El cristianismo es la memoria de esa mirada amorosa de Dios sobre el hombre, en la que están guardadas la plenitud de su verdad y la garantía última de su dignidad. El misterio de la Navidad nos recuerda que, en el Cristo que nace, toda vida humana, desde su primer instante, goza de su bendición definitiva bajo la mirada misericordiosa de Dios. Y los cristianos saben que su vida transcurre bajo esa mirada amorosa, con la que reciben un mensaje esencial para la vida y el futuro de la humanidad. De ese modo, el hombre puede aceptar hoy con humildad y orgullo el alegre anuncio de la fe, sin el cual la existencia humana no puede subsistir. En esa tarea de anunciar la dignidad del hombre y el deber de respetar la vida, los cristianos serán objeto de burla e incluso de odio, pero el mundo no podría vivir sin ellos.

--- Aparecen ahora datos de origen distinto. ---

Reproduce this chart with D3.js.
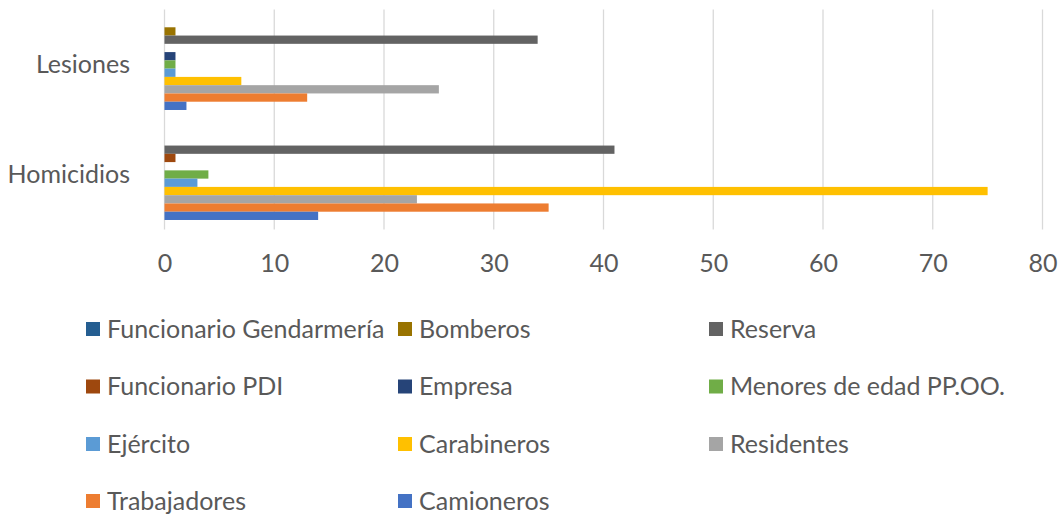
<!DOCTYPE html>
<html>
<head>
<meta charset="utf-8">
<script src="https://cdn.jsdelivr.net/npm/d3@7"></script>
<style>
  html, body { margin: 0; padding: 0; background: #ffffff; }
  svg { display: block; }
  text { font-family: Lato, "Open Sans", sans-serif; fill: #595959; }
</style>
</head>
<body>
<svg id="chart" width="1060" height="514"></svg>
<script>
// Categories, drawn top to bottom
const categories = ["Lesiones", "Homicidios"];

// Series, in the order they appear inside each group (top to bottom) and in the legend
const seriesNames = [
  "Funcionario Gendarmería", "Bomberos", "Reserva",
  "Funcionario PDI", "Empresa", "Menores de edad PP.OO.",
  "Ejército", "Carabineros", "Residentes",
  "Trabajadores", "Camioneros"
];

// Counts per series for each category
const lesiones   = [0, 1, 34, 0, 1, 1, 1, 7, 25, 13, 2];
const homicidios = [0, 0, 41, 1, 0, 4, 3, 75, 23, 35, 14];

const seriesColors = [
  "#255E91", "#997300", "#636363",
  "#9E480E", "#264478", "#70AD47",
  "#5B9BD5", "#FFC000", "#A5A5A5",
  "#ED7D31", "#4472C4"
];

const xTicks = [0, 10, 20, 30, 40, 50, 60, 70, 80];

const valuesByCategory = { "Lesiones": lesiones, "Homicidios": homicidios };

const svg = d3.select("#chart");
const plot = { left: 164.5, right: 1042.5, top: 9.5, bottom: 229.5 };

const x = d3.scaleLinear().domain([0, 80]).range([plot.left, plot.right]);
const y = d3.scaleBand().domain(categories)
  .range([plot.top, plot.bottom])
  .paddingInner(0.173).paddingOuter(0.0865);
const ySeries = d3.scaleBand().domain(seriesNames).range([0, y.bandwidth()]);
const color = d3.scaleOrdinal().domain(seriesNames).range(seriesColors);

// Vertical gridlines
svg.append("g")
  .selectAll("line")
  .data(xTicks)
  .join("line")
  .attr("x1", d => x(d)).attr("x2", d => x(d))
  .attr("y1", plot.top).attr("y2", plot.bottom)
  .attr("stroke", "#D9D9D9").attr("stroke-width", 1.3);

// Bars
const groups = svg.append("g")
  .selectAll("g")
  .data(categories)
  .join("g")
  .attr("transform", c => `translate(0,${y(c)})`);

groups.selectAll("rect")
  .data(c => seriesNames.map((s, i) => ({ series: s, value: valuesByCategory[c][i] })))
  .join("rect")
  .attr("x", x(0))
  .attr("y", d => ySeries(d.series))
  .attr("width", d => x(d.value) - x(0))
  .attr("height", ySeries.bandwidth())
  .attr("fill", d => color(d.series));

// Category labels
svg.append("g")
  .selectAll("text")
  .data(categories)
  .join("text")
  .attr("x", 130)
  .attr("y", c => y(c) + y.bandwidth() / 2)
  .attr("dy", "0.35em")
  .attr("text-anchor", "end")
  .style("font-size", "25px")
  .text(c => c);

// Value axis labels
const xAxis = d3.axisBottom(x).tickValues(xTicks).tickSize(0).tickPadding(0);
const axisG = svg.append("g")
  .attr("transform", `translate(0,${plot.bottom})`)
  .call(xAxis);
axisG.select(".domain").remove();
axisG.selectAll("text")
  .attr("y", 42.5)
  .attr("dy", 0)
  .attr("fill", "#595959")
  .style("font-size", "25px")
  .style("font-family", "Lato, 'Open Sans', sans-serif");

// Legend: three columns, row-major
const legendCols = [86, 398, 709];
const legendRowY = [329, 386.5, 444, 501];
const legend = svg.append("g")
  .selectAll("g")
  .data(seriesNames)
  .join("g")
  .attr("transform", (s, i) => `translate(${legendCols[i % 3]},${legendRowY[Math.floor(i / 3)]})`);

legend.append("rect")
  .attr("x", 0).attr("y", -7)
  .attr("width", 14).attr("height", 14)
  .attr("fill", s => color(s));

legend.append("text")
  .attr("x", 21).attr("y", 0).attr("dy", "0.35em")
  .style("font-size", "25px")
  .text(s => s);
</script>
</body>
</html>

Quisiera terminar con las palabras sublimes de un escrito del primitivo cristianismo, la Carta a Diog;neto, donde se describe la misión insustituible que tienen los cristianos en el mundo:
«En realidad, los cristianos no son diferentes de los demás hombres, ni en el territorio que ocupan, ni en el lenguaje que emplean, ni en su tenor de vida [...] Viviendo en ciudades griegas o bárbaras, como a cada cual le haya tocado en suerte, y acomodándose a los usos y costumbres del país en cuanto a vestido, comida y demás menesteres, dan ejemplo de una maravillosa vida social que, como todos afirman, tiene algunos aspectos increíbles: viven en su respectiva patria, pero como extranjeros; participan en todas las cargas como ciudadanos y lo soportan todo como extranjeros. Cualquier país extranjero es su propia patria, y cualquier patria es tierra extranjera. Se casan y tienen hijos como todos los demás, pero no exponen a los recién nacidos. Tienen en común la mesa, pero no el lecho. Viven en la carne, pero no según la carne. Habitan en la tierra, pero son ciudadanos del cielo. Obedecen las leyes establecidas, pero con su tenor de vida superan las prescripciones de la ley. Aman a todos, pero todos los persiguen [...] Por decirlo en una palabra, los cristianos son en el mundo lo que el alma es en el cuerpo [...] El alma ama la carne, que la odia, y los miembros; también los cristianos aman a los que los odian. El alma está encerrada en el cuerpo, pero es ella la que sostiene el cuerpo; también los cristianos están en el mundo como en una prisión, pero son ellos los que sostienen al mundo [...] Así de elevado es el puesto que Dios asignó a los cristianos; y no les está permitido abandonado».